# [Supplied material]
········

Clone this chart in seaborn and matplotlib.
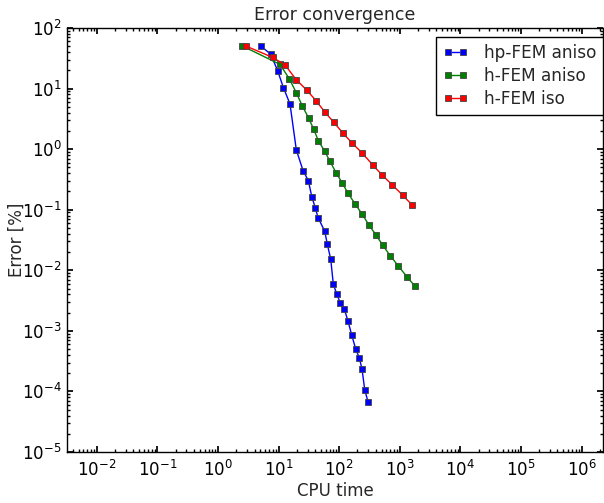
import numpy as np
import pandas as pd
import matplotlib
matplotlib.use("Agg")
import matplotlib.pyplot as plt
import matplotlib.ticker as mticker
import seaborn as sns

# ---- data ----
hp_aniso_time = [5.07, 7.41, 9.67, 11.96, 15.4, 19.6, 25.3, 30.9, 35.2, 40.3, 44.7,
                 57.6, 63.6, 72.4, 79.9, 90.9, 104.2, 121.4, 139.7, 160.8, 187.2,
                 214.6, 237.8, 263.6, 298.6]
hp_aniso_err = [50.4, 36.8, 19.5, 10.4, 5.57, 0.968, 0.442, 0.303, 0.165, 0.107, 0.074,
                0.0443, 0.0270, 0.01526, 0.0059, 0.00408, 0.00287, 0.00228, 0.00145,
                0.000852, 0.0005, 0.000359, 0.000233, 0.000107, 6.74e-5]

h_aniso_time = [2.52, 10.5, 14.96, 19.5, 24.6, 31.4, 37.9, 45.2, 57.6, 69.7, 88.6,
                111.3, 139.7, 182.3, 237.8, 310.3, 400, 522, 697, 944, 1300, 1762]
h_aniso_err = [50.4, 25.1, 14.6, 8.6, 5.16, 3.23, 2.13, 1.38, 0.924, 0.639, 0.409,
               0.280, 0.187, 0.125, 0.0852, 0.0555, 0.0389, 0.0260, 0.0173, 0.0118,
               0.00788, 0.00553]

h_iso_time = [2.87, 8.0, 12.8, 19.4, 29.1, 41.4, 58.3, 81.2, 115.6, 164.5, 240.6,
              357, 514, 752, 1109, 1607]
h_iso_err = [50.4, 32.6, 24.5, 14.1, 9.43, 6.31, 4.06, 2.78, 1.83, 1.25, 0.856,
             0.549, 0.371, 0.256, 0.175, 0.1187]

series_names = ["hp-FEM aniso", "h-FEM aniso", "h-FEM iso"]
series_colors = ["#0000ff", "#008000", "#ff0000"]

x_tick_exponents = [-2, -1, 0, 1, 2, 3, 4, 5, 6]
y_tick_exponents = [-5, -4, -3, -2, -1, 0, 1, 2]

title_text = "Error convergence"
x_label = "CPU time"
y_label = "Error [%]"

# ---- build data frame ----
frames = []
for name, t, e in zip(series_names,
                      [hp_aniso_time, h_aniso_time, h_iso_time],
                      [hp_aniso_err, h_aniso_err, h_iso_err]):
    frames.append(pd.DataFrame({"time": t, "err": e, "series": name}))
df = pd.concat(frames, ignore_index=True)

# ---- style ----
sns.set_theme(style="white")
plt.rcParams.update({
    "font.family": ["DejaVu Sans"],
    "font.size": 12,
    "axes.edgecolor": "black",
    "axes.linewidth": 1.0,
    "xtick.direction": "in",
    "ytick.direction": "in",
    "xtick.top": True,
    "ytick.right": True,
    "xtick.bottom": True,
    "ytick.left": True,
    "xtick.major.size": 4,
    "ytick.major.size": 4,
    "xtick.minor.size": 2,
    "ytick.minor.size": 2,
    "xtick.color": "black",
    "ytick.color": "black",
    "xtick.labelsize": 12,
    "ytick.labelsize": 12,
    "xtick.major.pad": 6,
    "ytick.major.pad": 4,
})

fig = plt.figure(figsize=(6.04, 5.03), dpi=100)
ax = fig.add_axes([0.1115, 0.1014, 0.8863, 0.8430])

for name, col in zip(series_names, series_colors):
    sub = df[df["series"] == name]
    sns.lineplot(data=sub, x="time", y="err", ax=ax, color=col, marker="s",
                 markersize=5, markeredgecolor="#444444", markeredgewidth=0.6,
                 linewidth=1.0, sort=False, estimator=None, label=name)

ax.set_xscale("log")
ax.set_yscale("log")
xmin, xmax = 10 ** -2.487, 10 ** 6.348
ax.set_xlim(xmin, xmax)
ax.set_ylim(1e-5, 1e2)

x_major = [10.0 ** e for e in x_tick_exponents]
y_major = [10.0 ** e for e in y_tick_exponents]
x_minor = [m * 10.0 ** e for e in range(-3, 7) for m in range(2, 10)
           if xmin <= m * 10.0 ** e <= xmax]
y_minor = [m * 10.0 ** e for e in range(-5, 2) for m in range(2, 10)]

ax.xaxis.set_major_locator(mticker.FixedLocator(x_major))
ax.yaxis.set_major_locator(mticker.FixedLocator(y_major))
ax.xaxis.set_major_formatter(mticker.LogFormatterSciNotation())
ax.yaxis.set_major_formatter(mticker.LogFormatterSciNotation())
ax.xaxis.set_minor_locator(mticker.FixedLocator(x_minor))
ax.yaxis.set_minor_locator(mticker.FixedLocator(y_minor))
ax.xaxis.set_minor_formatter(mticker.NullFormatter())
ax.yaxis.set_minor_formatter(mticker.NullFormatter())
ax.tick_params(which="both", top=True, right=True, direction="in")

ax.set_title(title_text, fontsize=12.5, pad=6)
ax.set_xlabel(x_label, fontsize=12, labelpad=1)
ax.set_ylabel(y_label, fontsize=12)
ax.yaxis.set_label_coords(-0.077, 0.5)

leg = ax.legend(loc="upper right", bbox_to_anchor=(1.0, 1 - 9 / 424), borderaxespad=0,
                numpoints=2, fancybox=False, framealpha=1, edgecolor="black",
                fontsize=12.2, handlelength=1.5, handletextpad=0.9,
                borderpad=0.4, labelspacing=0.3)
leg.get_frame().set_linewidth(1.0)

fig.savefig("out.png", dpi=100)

········

Copy every line of the listing containing the string "matplotlib".

Clone this chart in seaborn and matplotlib.
import matplotlib
matplotlib.use("Agg")
import matplotlib.pyplot as plt
import matplotlib.ticker as mticker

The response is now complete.